Remembering the ‘forgotten, uncounted’

Remembering the ‘forgotten, uncounted’

Photo courtesy of Twitter

We sensed a comforting string in President Ferdinand Marcos Jr.’s vow not to forget – in his words “the uncounted dead” – in yesterday’s 9th anniversary of the furious onslaught of Typhoon Yolanda, among the deadliest to lash the country in its recorded weather bulletin.

The typhoon’s fury affected more than 14 million people across 44 provinces, displaced 4.1 million people, killed more than 6,000 people, and left 1,800 missing.

In addition, Yolanda (international name Haiyan) damaged 1.1 million houses, destroyed 33 million coconut trees (a major source of livelihoods), and disrupted the livelihoods of 5.9 million workers. Overall damage had been estimated at $5.8 billion.

The President was right when he acknowledged how Tacloban residents were continuing to grieve for their loved ones lost during the typhoon’s onslaught.

“In a way, we were told to forget about them. And we will not forget about them. And we cannot forget about them. And I know you do not forget about them. And that is why we continue to commemorate Yolanda and we continue to grieve our dead,” the 65-year-old President said.

“Because we not only grieve the dead that is here, but we also grieve for those who we do not even know how many they are, who they are, and where they are,” he added.

Marcos said the commemoration demonstrated the “strength and courage of Filipinos” amid tragedies, saying Tacloban itself was able to be “built back better.”

“It always gives us hope that even if there are tragedies and disasters in other places, we know the Filipino spirit will never be quelled, the Filipino spirit will always burn bright and bring back normal life to their communities,” he said.

Indeed Filipinos, who live in a typhoon-prone country that deals with 20 typhoons per year on average, have shown resilience and bullheadedness of spirit in standing up to any challenge that confronts them, not the least the unforgiving typhoons.

But perhaps beyond remembering the dead and the bad memory left by the typhoon – and Filipinos are still reeling from the jab made by typhoons Karding and Paeng, the latter making a destructive swathe from Batanes down to Mindanao – we need to weigh up the challenges and see if we have learned a couple of lessons at the very least.

As we stand beside our Yolanda memories, we need to review what lessons we may have learned to help mitigate the catastrophic impact of typhoons, high in the persuasion that we have seen the importance of energy and access to a better source as perhaps the most important lesson we have learned.

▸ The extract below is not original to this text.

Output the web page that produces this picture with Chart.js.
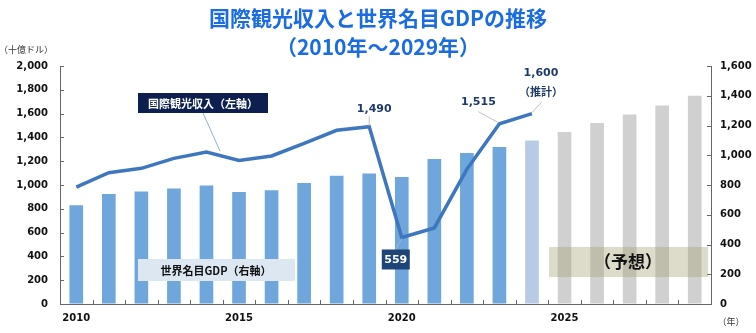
<!DOCTYPE html>
<html>
<head>
<meta charset="utf-8">
<script src="https://cdn.jsdelivr.net/npm/chart.js@4.4.1/dist/chart.umd.min.js"></script>
<style>
  body { margin: 0; background: #fff; }
</style>
</head>
<body>
<canvas id="myChart" width="756" height="333"></canvas>
<script>
// 年
const years = [2010, 2011, 2012, 2013, 2014, 2015, 2016, 2017, 2018, 2019,
               2020, 2021, 2022, 2023, 2024, 2025, 2026, 2027, 2028, 2029];
// 国際観光収入（十億ドル, 左軸）
const tourism = [983, 1103, 1140, 1224, 1277, 1207, 1244, 1350, 1460, 1490,
                 559, 639, 1132, 1515, 1600, null, null, null, null, null];
// 世界名目GDP（右軸）
const gdp = [664, 740, 756, 776, 796, 753, 765, 814, 863, 877,
             854, 975, 1015, 1055, 1100, 1156, 1216, 1274, 1335, 1400];
const leftTicks = [0, 2000, 200];
const rightTicks = [0, 1600, 200];

const FONT_NUM = 'DejaVu Sans';
const FONT_JP = '"Noto Sans CJK JP"';

function barColor(y) {
  if (y < 2024) return '#6fa7dd';
  if (y === 2024) return '#b7cbe5';
  return '#d0d0d0';
}

const overlay = {
  id: 'overlay',
  afterDraw(chart) {
    const ctx = chart.ctx;
    const x = chart.scales.x, yl = chart.scales.yL, yr = chart.scales.yR;
    const area = chart.chartArea;
    ctx.save();

    // タイトル
    ctx.fillStyle = '#1a6ce0';
    ctx.textAlign = 'center';
    ctx.textBaseline = 'middle';
    ctx.font = 'bold 21px ' + FONT_JP;
    ctx.fillText('国際観光収入と世界名目GDPの推移', 378, 18);
    ctx.fillText('（2010年～2029年）', 378, 47);

    ctx.fillStyle = '#333';
    ctx.font = '9px ' + FONT_JP;
    ctx.fillText('（十億ドル）', 26, 50);
    ctx.fillText('（年）', 731, 322);

    // 内向きの目盛り
    ctx.strokeStyle = '#666';
    ctx.lineWidth = 1;
    ctx.beginPath();
    yl.ticks.forEach(t => {
      const py = Math.round(yl.getPixelForValue(t.value)) + 0.5;
      ctx.moveTo(area.left, py); ctx.lineTo(area.left + 4, py);
    });
    yr.ticks.forEach(t => {
      const py = Math.round(yr.getPixelForValue(t.value)) + 0.5;
      ctx.moveTo(area.right, py); ctx.lineTo(area.right - 4, py);
    });
    const step = (area.right - area.left) / years.length;
    for (let i = 0; i <= years.length; i++) {
      const px = Math.round(area.left + i * step) + 0.5;
      ctx.moveTo(px, area.bottom); ctx.lineTo(px, area.bottom - 4);
    }
    ctx.stroke();

    // 凡例ボックス
    ctx.strokeStyle = '#8fb0d8';
    ctx.beginPath();
    ctx.moveTo(203, 113);
    ctx.lineTo(220, 151);
    ctx.stroke();
    ctx.fillStyle = '#0c1f4f';
    ctx.fillRect(138, 93, 130, 20);
    ctx.fillStyle = '#fff';
    ctx.font = 'bold 11px ' + FONT_JP;
    ctx.fillText('国際観光収入（左軸）', 203, 103.5);

    ctx.fillStyle = '#dde7f2';
    ctx.fillRect(138, 259, 157, 22);
    ctx.fillStyle = '#111';
    ctx.fillText('世界名目GDP（右軸）', 216, 270.5);

    // 予想ボックス
    ctx.fillStyle = 'rgba(160,155,105,0.36)';
    ctx.fillRect(549, 247, 159, 30);
    ctx.fillStyle = '#111';
    ctx.font = 'bold 17px ' + FONT_JP;
    ctx.fillText('（予想）', 628, 262);

    // データラベル
    const pt = i => ({ x: x.getPixelForValue(i), y: yl.getPixelForValue(tourism[i]) });
    ctx.strokeStyle = '#bfbfbf';
    ctx.lineWidth = 1;
    ctx.font = 'bold 11px ' + FONT_NUM;
    ctx.fillStyle = '#1f3a68';

    let p = pt(9);
    ctx.beginPath(); ctx.moveTo(p.x, p.y - 11); ctx.lineTo(p.x, p.y - 1); ctx.stroke();
    ctx.fillText('1,490', p.x + 5, p.y - 18);

    p = pt(13);
    ctx.beginPath(); ctx.moveTo(p.x - 21, p.y - 12); ctx.lineTo(p.x - 1, p.y - 1); ctx.stroke();
    ctx.fillText('1,515', p.x - 21, p.y - 22);

    p = pt(14);
    ctx.beginPath(); ctx.moveTo(p.x + 10, p.y - 12); ctx.lineTo(p.x, p.y - 1); ctx.stroke();
    ctx.fillText('1,600', p.x + 9, p.y - 40);
    ctx.font = 'bold 11px ' + FONT_JP;
    ctx.fillText('（推計）', p.x + 9, p.y - 22);

    p = pt(10);
    ctx.strokeStyle = '#9db8d8';
    ctx.beginPath(); ctx.moveTo(p.x - 6, p.y + 12); ctx.lineTo(p.x, p.y + 1); ctx.stroke();
    ctx.fillStyle = '#1f4478';
    ctx.fillRect(p.x - 20, p.y + 12, 28, 20);
    ctx.fillStyle = '#fff';
    ctx.font = 'bold 11px ' + FONT_NUM;
    ctx.fillText('559', p.x - 6, p.y + 22.5);

    ctx.restore();
  }
};

new Chart(document.getElementById('myChart'), {
  data: {
    labels: years,
    datasets: [
      {
        type: 'line',
        label: '国際観光収入（左軸）',
        data: tourism,
        yAxisID: 'yL',
        borderColor: '#3f77bf',
        borderWidth: 3.5,
        pointRadius: 0,
        tension: 0,
        order: 0
      },
      {
        type: 'bar',
        label: '世界名目GDP（右軸）',
        data: gdp,
        yAxisID: 'yR',
        backgroundColor: years.map(barColor),
        categoryPercentage: 1,
        barPercentage: 0.42,
        order: 1
      }
    ]
  },
  options: {
    responsive: false,
    animation: false,
    layout: { padding: { top: 66, left: 0, right: 0, bottom: 0 } },
    plugins: { legend: { display: false }, tooltip: { enabled: false } },
    scales: {
      x: {
        offset: true,
        grid: { display: true, drawOnChartArea: false, drawTicks: false, offset: true },
        border: { display: true, color: '#666' },
        ticks: {
          autoSkip: false, maxRotation: 0, padding: 8, color: '#111',
          font: { family: FONT_NUM, size: 10, weight: 'bold' },
          callback: function(v, i) { return years[i] % 5 === 0 ? String(years[i]) : ''; }
        },
        afterFit: s => { s.height = 29; }
      },
      yL: {
        position: 'left',
        min: leftTicks[0], max: leftTicks[1],
        grid: { display: true, drawOnChartArea: false, drawTicks: false },
        border: { display: true, color: '#666' },
        ticks: {
          stepSize: leftTicks[2], padding: 12, color: '#111',
          font: { family: FONT_NUM, size: 10, weight: 'bold' },
          callback: v => v.toLocaleString('en-US')
        },
        afterFit: s => { s.width = 60; }
      },
      yR: {
        position: 'right',
        min: rightTicks[0], max: rightTicks[1],
        grid: { display: true, drawOnChartArea: false, drawTicks: false },
        border: { display: true, color: '#666' },
        ticks: {
          stepSize: rightTicks[2], padding: 9, color: '#111',
          font: { family: FONT_NUM, size: 10, weight: 'bold' },
          callback: v => v.toLocaleString('en-US')
        },
        afterFit: s => { s.width = 45; }
      }
    }
  },
  plugins: [overlay]
});
</script>
</body>
</html>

We must admit that knowledge and understanding of typhoons can save lives, and minimize economic/infrastructure and agricultural losses – as such the relevant government agencies can prepare in advance and evacuate areas to be affected along the typhoons’ track.

Being prepared can reduce fear, anxiety, and losses that accompany disasters.

As the Philippines is particularly prone to typhoons – with thousands living in coastal communities – and other disasters, emergency preparedness, and disaster risk reduction initiatives will remain essential for the resilience of the Filipinos.

The Philippines should also step up efforts to devote considerable resources to the construction and provision of disaster reduction facilities like river dikes and sea walls, as well as non-structural measures such as warning systems for typhoons, floods, tsunamis, volcanic eruptions, and lahar flows.

We believe that education for disaster preparedness can also provide life-saving and life-sustaining information and skills that protect in particular children and young people during and after emergencies.

Tough against adversities as we are, we should not ignore helpful lessons that underline resilience in our character.